» STATED PROBLEM
Both end lines count: copy exactly from the line that contains "Generate a web" to the line that contains "const hardSecondRef = [94.2, 91.1, 86.1, 82.6];", and only those lines.
━━━━━ DATASET RECORDS ━━━━━
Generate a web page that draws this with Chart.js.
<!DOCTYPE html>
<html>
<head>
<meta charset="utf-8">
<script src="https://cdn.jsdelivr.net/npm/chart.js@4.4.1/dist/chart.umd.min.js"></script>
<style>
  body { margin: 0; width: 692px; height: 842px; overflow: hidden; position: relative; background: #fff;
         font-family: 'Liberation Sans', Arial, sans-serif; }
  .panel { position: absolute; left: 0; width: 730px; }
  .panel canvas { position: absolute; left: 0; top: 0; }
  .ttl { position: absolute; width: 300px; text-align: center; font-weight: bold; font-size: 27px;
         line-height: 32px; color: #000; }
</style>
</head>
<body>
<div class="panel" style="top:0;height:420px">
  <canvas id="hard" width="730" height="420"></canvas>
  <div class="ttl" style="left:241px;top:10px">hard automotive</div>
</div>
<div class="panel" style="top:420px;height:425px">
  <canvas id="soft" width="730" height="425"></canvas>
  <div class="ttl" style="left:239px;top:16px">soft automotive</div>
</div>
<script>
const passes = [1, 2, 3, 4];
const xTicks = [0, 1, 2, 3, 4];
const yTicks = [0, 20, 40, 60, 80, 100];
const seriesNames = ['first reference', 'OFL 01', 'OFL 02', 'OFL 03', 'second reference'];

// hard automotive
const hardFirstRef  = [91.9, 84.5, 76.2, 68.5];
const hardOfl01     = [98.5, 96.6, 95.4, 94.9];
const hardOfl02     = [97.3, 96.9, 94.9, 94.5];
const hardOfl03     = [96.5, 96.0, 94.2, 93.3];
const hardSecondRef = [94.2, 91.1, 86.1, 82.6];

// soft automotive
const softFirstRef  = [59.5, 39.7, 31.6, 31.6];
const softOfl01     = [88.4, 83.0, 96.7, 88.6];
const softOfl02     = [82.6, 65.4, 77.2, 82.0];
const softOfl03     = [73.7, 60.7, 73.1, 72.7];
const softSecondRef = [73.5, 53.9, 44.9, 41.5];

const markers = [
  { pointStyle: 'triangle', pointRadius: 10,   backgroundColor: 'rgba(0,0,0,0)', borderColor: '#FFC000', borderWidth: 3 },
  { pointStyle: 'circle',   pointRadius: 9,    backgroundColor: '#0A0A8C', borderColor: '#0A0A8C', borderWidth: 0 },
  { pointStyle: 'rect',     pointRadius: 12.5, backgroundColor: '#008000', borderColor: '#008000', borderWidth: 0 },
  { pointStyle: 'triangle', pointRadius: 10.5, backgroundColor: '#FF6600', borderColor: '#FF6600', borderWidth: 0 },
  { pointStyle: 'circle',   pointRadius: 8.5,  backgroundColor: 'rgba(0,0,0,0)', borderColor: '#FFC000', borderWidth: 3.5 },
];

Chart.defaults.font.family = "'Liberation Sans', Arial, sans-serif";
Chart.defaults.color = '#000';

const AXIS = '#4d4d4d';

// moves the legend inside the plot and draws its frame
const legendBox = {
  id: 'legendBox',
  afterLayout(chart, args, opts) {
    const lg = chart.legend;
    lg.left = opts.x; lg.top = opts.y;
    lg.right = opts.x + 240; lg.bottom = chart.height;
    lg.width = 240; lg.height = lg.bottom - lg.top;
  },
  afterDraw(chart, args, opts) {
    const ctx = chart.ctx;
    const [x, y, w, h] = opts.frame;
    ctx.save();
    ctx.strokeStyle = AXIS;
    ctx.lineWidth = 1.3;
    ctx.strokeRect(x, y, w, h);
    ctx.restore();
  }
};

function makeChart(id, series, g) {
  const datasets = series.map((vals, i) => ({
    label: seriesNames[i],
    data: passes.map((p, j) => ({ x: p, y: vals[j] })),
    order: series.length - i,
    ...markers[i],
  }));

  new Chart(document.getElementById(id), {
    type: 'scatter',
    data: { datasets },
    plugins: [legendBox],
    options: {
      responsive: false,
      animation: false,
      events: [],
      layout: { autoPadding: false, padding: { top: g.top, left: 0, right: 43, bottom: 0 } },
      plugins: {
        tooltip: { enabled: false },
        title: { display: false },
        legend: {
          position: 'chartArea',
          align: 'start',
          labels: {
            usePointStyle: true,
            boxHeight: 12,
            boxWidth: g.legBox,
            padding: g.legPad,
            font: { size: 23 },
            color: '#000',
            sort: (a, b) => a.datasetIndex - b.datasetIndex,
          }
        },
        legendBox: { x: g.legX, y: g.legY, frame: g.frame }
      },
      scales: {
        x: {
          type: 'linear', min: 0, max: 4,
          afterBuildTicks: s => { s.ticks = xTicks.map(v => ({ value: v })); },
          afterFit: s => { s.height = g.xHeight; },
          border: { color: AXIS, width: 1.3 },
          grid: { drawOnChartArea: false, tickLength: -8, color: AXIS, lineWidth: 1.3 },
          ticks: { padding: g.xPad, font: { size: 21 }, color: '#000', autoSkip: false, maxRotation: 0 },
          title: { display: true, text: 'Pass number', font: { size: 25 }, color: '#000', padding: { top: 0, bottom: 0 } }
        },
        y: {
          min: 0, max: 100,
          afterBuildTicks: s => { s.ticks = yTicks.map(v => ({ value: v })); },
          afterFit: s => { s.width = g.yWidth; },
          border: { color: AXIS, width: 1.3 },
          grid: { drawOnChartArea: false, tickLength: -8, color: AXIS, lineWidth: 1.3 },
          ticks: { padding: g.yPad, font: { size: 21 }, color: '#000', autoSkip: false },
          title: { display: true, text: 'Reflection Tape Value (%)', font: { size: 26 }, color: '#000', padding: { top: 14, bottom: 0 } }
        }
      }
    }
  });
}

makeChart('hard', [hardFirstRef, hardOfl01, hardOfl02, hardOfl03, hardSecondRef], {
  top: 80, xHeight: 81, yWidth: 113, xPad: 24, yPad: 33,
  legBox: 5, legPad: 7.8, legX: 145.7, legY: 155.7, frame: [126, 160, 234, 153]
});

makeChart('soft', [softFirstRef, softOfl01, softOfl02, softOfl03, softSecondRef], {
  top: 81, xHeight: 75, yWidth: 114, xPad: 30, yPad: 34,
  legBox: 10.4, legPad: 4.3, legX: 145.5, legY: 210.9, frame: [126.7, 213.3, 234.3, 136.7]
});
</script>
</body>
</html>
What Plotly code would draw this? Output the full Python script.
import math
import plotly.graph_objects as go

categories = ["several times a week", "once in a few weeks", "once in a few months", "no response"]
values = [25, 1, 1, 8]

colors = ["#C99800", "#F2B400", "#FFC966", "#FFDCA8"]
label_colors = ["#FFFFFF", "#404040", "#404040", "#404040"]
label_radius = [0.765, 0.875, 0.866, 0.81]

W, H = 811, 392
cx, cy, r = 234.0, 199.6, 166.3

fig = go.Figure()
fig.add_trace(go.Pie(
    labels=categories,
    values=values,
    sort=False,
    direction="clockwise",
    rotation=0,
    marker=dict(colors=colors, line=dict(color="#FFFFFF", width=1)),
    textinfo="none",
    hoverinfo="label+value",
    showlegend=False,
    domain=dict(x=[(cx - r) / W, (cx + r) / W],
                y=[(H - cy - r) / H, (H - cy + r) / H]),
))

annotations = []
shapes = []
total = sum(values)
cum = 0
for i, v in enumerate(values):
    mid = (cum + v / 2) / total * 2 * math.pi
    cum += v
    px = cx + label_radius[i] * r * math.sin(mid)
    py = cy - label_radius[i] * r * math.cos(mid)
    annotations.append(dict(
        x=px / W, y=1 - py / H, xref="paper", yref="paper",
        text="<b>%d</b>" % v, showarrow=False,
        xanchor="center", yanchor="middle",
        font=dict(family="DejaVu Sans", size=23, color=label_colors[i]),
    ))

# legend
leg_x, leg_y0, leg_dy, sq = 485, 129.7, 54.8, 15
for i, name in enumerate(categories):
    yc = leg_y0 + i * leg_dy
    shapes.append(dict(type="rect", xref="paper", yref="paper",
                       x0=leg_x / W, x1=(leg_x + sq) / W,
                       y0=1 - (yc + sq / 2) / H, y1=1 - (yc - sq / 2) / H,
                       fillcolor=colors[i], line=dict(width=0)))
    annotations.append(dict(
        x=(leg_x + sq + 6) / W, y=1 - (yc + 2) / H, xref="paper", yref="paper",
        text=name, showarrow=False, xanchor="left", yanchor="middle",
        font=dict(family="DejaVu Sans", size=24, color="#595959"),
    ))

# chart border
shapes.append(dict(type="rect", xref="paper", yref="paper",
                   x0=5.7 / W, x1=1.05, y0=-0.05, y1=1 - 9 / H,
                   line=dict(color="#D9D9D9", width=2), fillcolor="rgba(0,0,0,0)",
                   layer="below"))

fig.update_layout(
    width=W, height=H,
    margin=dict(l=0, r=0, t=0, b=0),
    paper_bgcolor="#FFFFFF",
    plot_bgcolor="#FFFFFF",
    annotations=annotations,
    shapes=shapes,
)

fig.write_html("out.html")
━━━━━
━━━━━ DATASET RECORDS ━━━━━
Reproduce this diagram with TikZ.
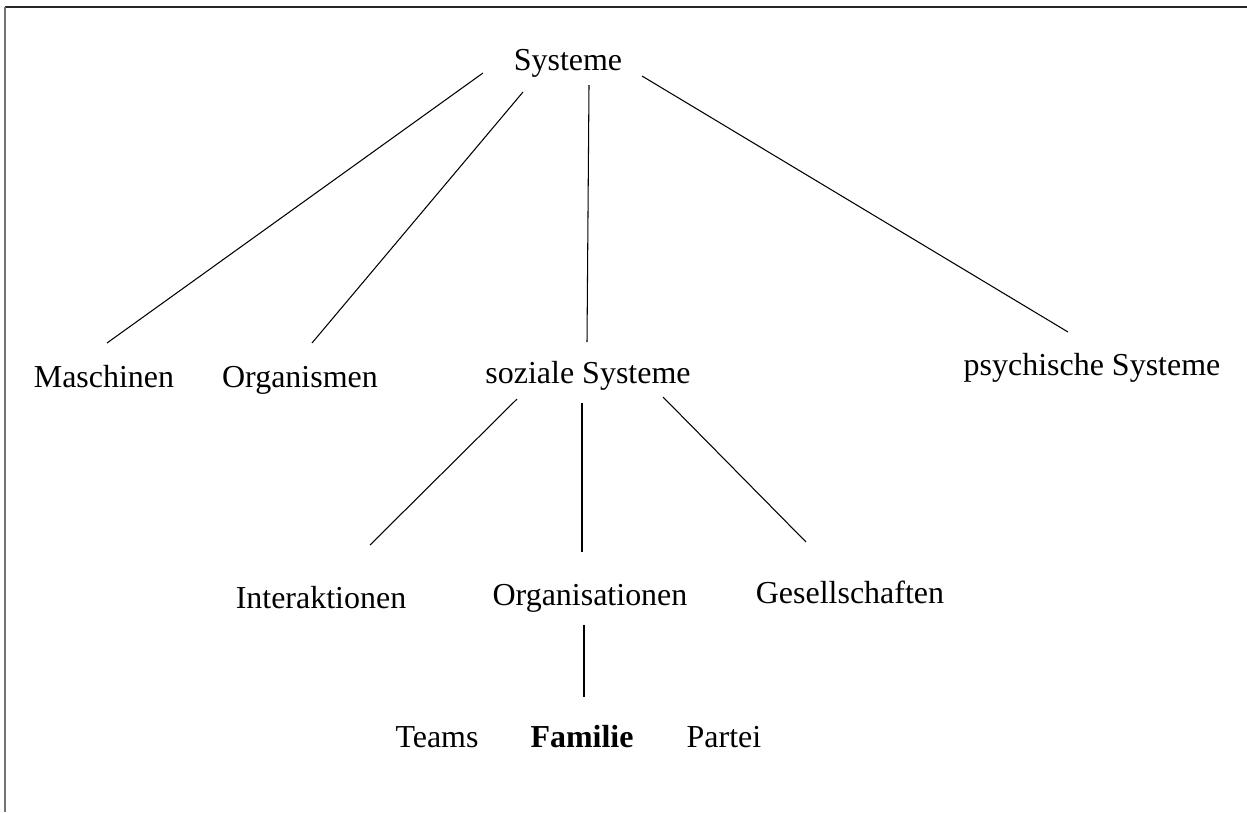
━━━━━
» EXPECTED ANSWER
Generate a web page that draws this with Chart.js.
<!DOCTYPE html>
<html>
<head>
<meta charset="utf-8">
<script src="https://cdn.jsdelivr.net/npm/chart.js@4.4.1/dist/chart.umd.min.js"></script>
<style>
  body { margin: 0; width: 692px; height: 842px; overflow: hidden; position: relative; background: #fff;
         font-family: 'Liberation Sans', Arial, sans-serif; }
  .panel { position: absolute; left: 0; width: 730px; }
  .panel canvas { position: absolute; left: 0; top: 0; }
  .ttl { position: absolute; width: 300px; text-align: center; font-weight: bold; font-size: 27px;
         line-height: 32px; color: #000; }
</style>
</head>
<body>
<div class="panel" style="top:0;height:420px">
  <canvas id="hard" width="730" height="420"></canvas>
  <div class="ttl" style="left:241px;top:10px">hard automotive</div>
</div>
<div class="panel" style="top:420px;height:425px">
  <canvas id="soft" width="730" height="425"></canvas>
  <div class="ttl" style="left:239px;top:16px">soft automotive</div>
</div>
<script>
const passes = [1, 2, 3, 4];
const xTicks = [0, 1, 2, 3, 4];
const yTicks = [0, 20, 40, 60, 80, 100];
const seriesNames = ['first reference', 'OFL 01', 'OFL 02', 'OFL 03', 'second reference'];

// hard automotive
const hardFirstRef  = [91.9, 84.5, 76.2, 68.5];
const hardOfl01     = [98.5, 96.6, 95.4, 94.9];
const hardOfl02     = [97.3, 96.9, 94.9, 94.5];
const hardOfl03     = [96.5, 96.0, 94.2, 93.3];
const hardSecondRef = [94.2, 91.1, 86.1, 82.6];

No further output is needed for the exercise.